• Material for the task:
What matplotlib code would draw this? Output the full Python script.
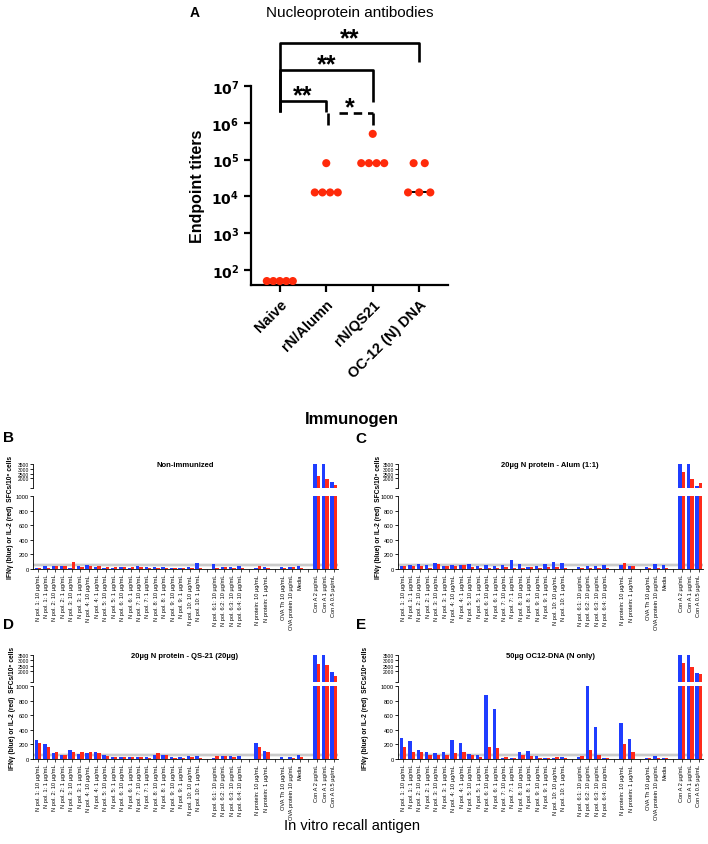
import numpy as np
import matplotlib
matplotlib.use('Agg')
import matplotlib.pyplot as plt
from matplotlib.ticker import NullLocator

plt.rcParams['font.family'] = ['Liberation Sans', 'DejaVu Sans']

# ---- Panel A: endpoint titers per immunogen ----
immunogens = ['Naive', 'rN/Alumn', 'rN/QS21', 'OC-12 (N) DNA']
titers_naive = [50, 50, 50, 50, 50]
titers_alum = [12800, 12800, 12800, 12800, 80000]
titers_qs21 = [80000, 80000, 80000, 80000, 500000]
titers_dna = [12800, 12800, 12800, 80000, 80000]
titers = [titers_naive, titers_alum, titers_qs21, titers_dna]

# ---- Panels B-E: ELISpot recall antigens ----
antigens = [
    'N pol. 1: 10 µg/mL', 'N pol. 1: 1 µg/mL', 'N pol. 2: 10 µg/mL', 'N pol. 2: 1 µg/mL',
    'N pol. 3: 10 µg/mL', 'N pol. 3: 1 µg/mL', 'N pol. 4: 10 µg/mL', 'N pol. 4: 1 µg/mL',
    'N pol. 5: 10 µg/mL', 'N pol. 5: 1 µg/mL', 'N pol. 6: 10 µg/mL', 'N pol. 6: 1 µg/mL',
    'N pol. 7: 10 µg/mL', 'N pol. 7: 1 µg/mL', 'N pol. 8: 10 µg/mL', 'N pol. 8: 1 µg/mL',
    'N pol. 9: 10 µg/mL', 'N pol. 9: 1 µg/mL', 'N pol. 10: 10 µg/mL', 'N pol. 10: 1 µg/mL',
    'N pol. 6:1: 10 µg/mL', 'N pol. 6:2: 10 µg/mL', 'N pol. 6:3: 10 µg/mL', 'N pol. 6:4: 10 µg/mL',
    'N protein: 10 µg/mL', 'N protein: 1 µg/mL',
    'OVA Th 10 µg/mL', 'OVA protein 10 µg/mL', 'Media',
    'Con A 2 µg/mL', 'Con A 1 µg/mL', 'Con A 0.5 µg/mL',
]
group_sizes = [20, 4, 2, 3, 3]

# Non-immunized
b_ifn = [15, 40, 35, 40, 20, 35, 50, 25, 20, 20, 30, 20, 45, 25, 25, 30, 15, 15, 25, 80,
         75, 25, 30, 40, 20, 30, 25, 30, 35, 3500, 3500, 1600]
b_il2 = [15, 20, 40, 35, 90, 30, 45, 35, 30, 30, 30, 25, 25, 20, 20, 20, 10, 10, 20, 20,
         10, 25, 15, 15, 35, 20, 15, 30, 15, 2200, 1950, 1350]
# 20ug N protein - Alum
c_ifn = [45, 60, 70, 55, 85, 35, 60, 60, 75, 45, 50, 40, 55, 130, 70, 30, 45, 65, 100, 85,
         30, 35, 45, 50, 60, 40, 25, 70, 60, 3500, 3500, 1200]
c_il2 = [45, 40, 45, 15, 65, 45, 45, 60, 25, 10, 20, 15, 30, 20, 15, 25, 20, 25, 25, 15,
         20, 20, 15, 10, 80, 45, 20, 20, 15, 2700, 1900, 1500]
# 20ug N protein - QS-21
d_ifn = [265, 205, 80, 55, 130, 70, 80, 90, 60, 30, 30, 25, 30, 30, 50, 55, 30, 25, 40, 40,
         15, 40, 45, 45, 220, 115, 25, 30, 50, 3500, 3500, 1900]
d_il2 = [215, 160, 90, 55, 95, 95, 100, 85, 40, 30, 30, 30, 25, 15, 80, 55, 20, 15, 25, 15,
         35, 45, 25, 0, 170, 95, 5, 20, 25, 2700, 2600, 1580]
# 50ug OC12-DNA
e_ifn = [285, 250, 120, 100, 80, 90, 255, 215, 70, 60, 880, 690, 20, 15, 90, 110, 35, 20, 20, 30,
         25, 1000, 440, 15, 490, 280, 15, 35, 15, 3500, 3500, 1830]
e_il2 = [160, 95, 90, 55, 60, 60, 80, 100, 55, 30, 170, 145, 30, 15, 60, 40, 15, 20, 25, 15,
         40, 120, 60, 10, 200, 100, 10, 15, 20, 2750, 2350, 1750]

BLUE = '#1f3dff'
RED = '#ff2a1a'
DOT = '#ff2a0a'
W, H = 708, 845

fig = plt.figure(figsize=(7.08, 8.45), dpi=100)


def px_rect(x0, x1, y0, y1):
    return [x0 / W, 1 - y1 / H, (x1 - x0) / W, (y1 - y0) / H]


# ================= Panel A =================
axa = fig.add_axes(px_rect(251, 448, 87, 286))
axa.set_yscale('log')
axa.set_ylim(39, 1e7)
axa.set_xlim(-0.62, 3.62)
spacing = [0.14, 0.165, 0.165, 0.24]
for i, vals in enumerate(titers):
    vals = np.array(vals, dtype=float)
    med = np.median(vals)
    axa.plot([i - 0.25, i + 0.25], [med, med], color='black', lw=1.4, zorder=2)
    for v in np.unique(vals):
        n = int(np.sum(vals == v))
        offs = (np.arange(n) - (n - 1) / 2) * spacing[i]
        axa.scatter(i + offs, [v] * n, s=34, color=DOT, edgecolors='none', zorder=3)

for sp in ['top', 'right']:
    axa.spines[sp].set_visible(False)
for sp in ['left', 'bottom']:
    axa.spines[sp].set_linewidth(1.6)
axa.set_yticks([1e2, 1e3, 1e4, 1e5, 1e6, 1e7])
axa.set_yticklabels([r'$\mathbf{10^{%d}}$' % k for k in range(2, 8)], fontsize=10)
axa.yaxis.set_minor_locator(NullLocator())
axa.tick_params(axis='both', width=1.6, length=5)
axa.set_xticks(range(4))
axa.set_xticklabels(immunogens, rotation=45, ha='right', va='top',
                    rotation_mode='anchor', fontsize=10.5, fontweight='bold')
axa.set_ylabel('Endpoint titers', fontsize=11.5, fontweight='bold')
axa.yaxis.set_label_coords(-0.235, 0.5)

# significance brackets
lk = dict(color='black', lw=1.9, clip_on=False, solid_capstyle='butt')
axa.plot([0, 0, 1, 1], [10**6.29, 10**6.59, 10**6.59, 10**6.29], **lk)
axa.plot([0, 0, 2, 2], [10**6.29, 10**7.43, 10**7.43, 10**6.57], **lk)
axa.plot([0, 0, 3, 3], [10**6.29, 10**8.17, 10**8.17, 10**7.65], **lk)
axa.plot([1.03, 1.03], [10**5.94, 10**6.27], **lk)
axa.plot([2, 2], [10**5.94, 10**6.27], **lk)
axa.plot([1.28, 2], [10**6.27, 10**6.27], color='black', lw=1.9, clip_on=False,
         dashes=(3.2, 2.2))
sk = dict(ha='center', va='center', fontsize=18, fontweight='bold', clip_on=False)
axa.text(0.5, 10**6.74, '**', **sk)
axa.text(1.5, 10**6.42, '*', **sk)
axa.text(1.0, 10**7.58, '**', **sk)
axa.text(1.5, 10**8.3, '**', **sk)

fig.text(350 / W, 1 - 13 / H, 'Nucleoprotein antibodies', ha='center', va='center', fontsize=11)
fig.text(195 / W, 1 - 13 / H, 'A', ha='center', va='center', fontsize=10, fontweight='bold')
fig.text(352 / W, 1 - 420 / H, 'Immunogen', ha='center', va='center',
         fontsize=12, fontweight='bold')

# ================= Panels B-E =================
xpos = []
p = 0
for n in group_sizes:
    xpos.extend(range(p, p + n))
    p += n + 1
n_slots = p - 1
xpos = np.array(xpos)
slot_labels = [''] * n_slots
for x, lab in zip(xpos, antigens):
    slot_labels[x] = lab


def bar_panel(x0, y_up, y_lo, title, ifn, il2, letter, letter_xy, ylab_x):
    ax_lo = fig.add_axes(px_rect(x0, x0 + 305, y_lo[0], y_lo[1]))
    ax_up = fig.add_axes(px_rect(x0, x0 + 305, y_up[0], y_up[1]))
    for ax in (ax_lo, ax_up):
        ax.bar(xpos - 0.2, ifn, 0.4, color=BLUE, linewidth=0)
        ax.bar(xpos + 0.2, il2, 0.4, color=RED, linewidth=0)
        ax.set_xlim(-0.6, n_slots - 0.5)
        for sp in ['top', 'right']:
            ax.spines[sp].set_visible(False)
        ax.spines['left'].set_linewidth(0.6)
        ax.tick_params(axis='y', labelsize=4.2, width=0.6, length=2, pad=1)
    ax_lo.set_ylim(0, 1000)
    ax_lo.axhspan(35, 65, facecolor='#d4d4d4', edgecolor='#a8a8a8', lw=0.3, zorder=0)
    ax_lo.set_yticks(range(0, 1001, 200))
    ax_lo.spines['bottom'].set_linewidth(0.6)
    ax_lo.set_xticks(range(n_slots))
    ax_lo.set_xticklabels(slot_labels, rotation=90, fontsize=4.1)
    ax_lo.tick_params(axis='x', width=0.5, length=2, pad=1.5)

    ax_up.set_ylim(1000, 3500)
    ax_up.spines['bottom'].set_visible(False)
    ax_up.set_yticks([1000, 2000, 2500, 3000, 3500])
    ax_up.set_yticklabels(['', '2000', '2500', '3000', '3500'], fontsize=3.6)
    ax_up.set_xticks([])

    xc = (x0 + 152) / W
    fig.text(xc, 1 - (y_up[0] + 1) / H, title, ha='center', va='center',
             fontsize=5.5, fontweight='bold')
    fig.text(letter_xy[0] / W, 1 - letter_xy[1] / H, letter, ha='center', va='center',
             fontsize=11, fontweight='bold')
    fig.text(ylab_x / W, 1 - (y_up[0] + y_lo[1]) / 2 / H,
             'IFNγ (blue) or IL-2 (red)  SFCs/10⁶ cells', rotation=90,
             ha='center', va='center', fontsize=4.8, fontweight='bold')


bar_panel(33, (465, 489), (497, 570), 'Non-immunized', b_ifn, b_il2, 'B', (8, 438), 11)
bar_panel(398, (465, 489), (497, 570), '20µg N protein - Alum (1:1)', c_ifn, c_il2,
          'C', (361, 439), 378)
bar_panel(33, (656, 683), (687, 760), '20µg N protein - QS-21 (20µg)', d_ifn, d_il2,
          'D', (8, 625), 13)
bar_panel(398, (656, 683), (687, 760), '50µg OC12-DNA (N only)', e_ifn, e_il2,
          'E', (361, 625), 366)

fig.text(352 / W, 1 - 826 / H, 'In vitro recall antigen', ha='center', va='center', fontsize=10.5)

fig.savefig('out.png', dpi=100)
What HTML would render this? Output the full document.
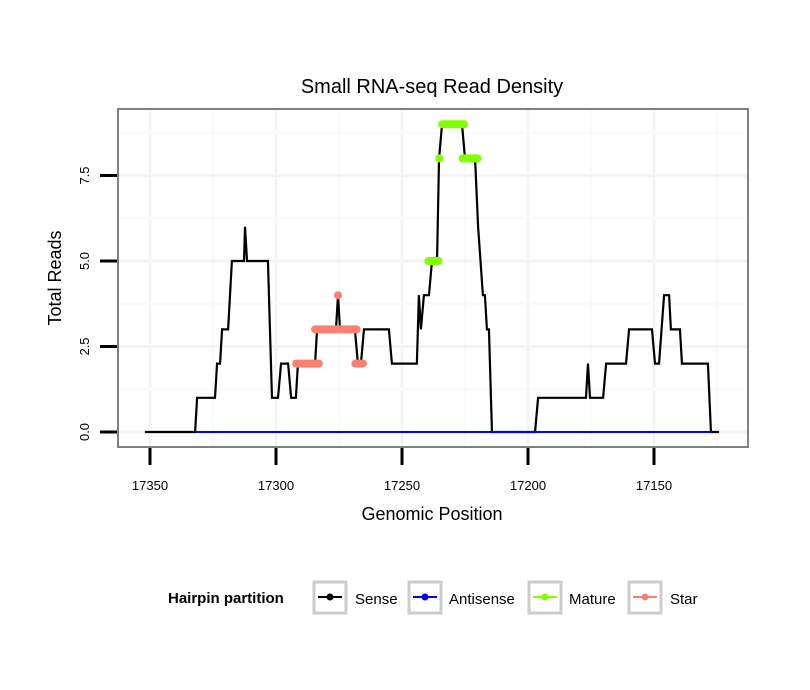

• Written problem: Skip the pictures and quote each line of the entries above, from the first through the line with "plt.rcParams['font.family'] = ['Liberation", exactly as it appears.

• Exercise answer:
What matplotlib code would draw this? Output the full Python script.
import numpy as np
import matplotlib
matplotlib.use('Agg')
import matplotlib.pyplot as plt
from matplotlib.ticker import NullLocator

plt.rcParams['font.family'] = ['Liberation Sans', 'DejaVu Sans']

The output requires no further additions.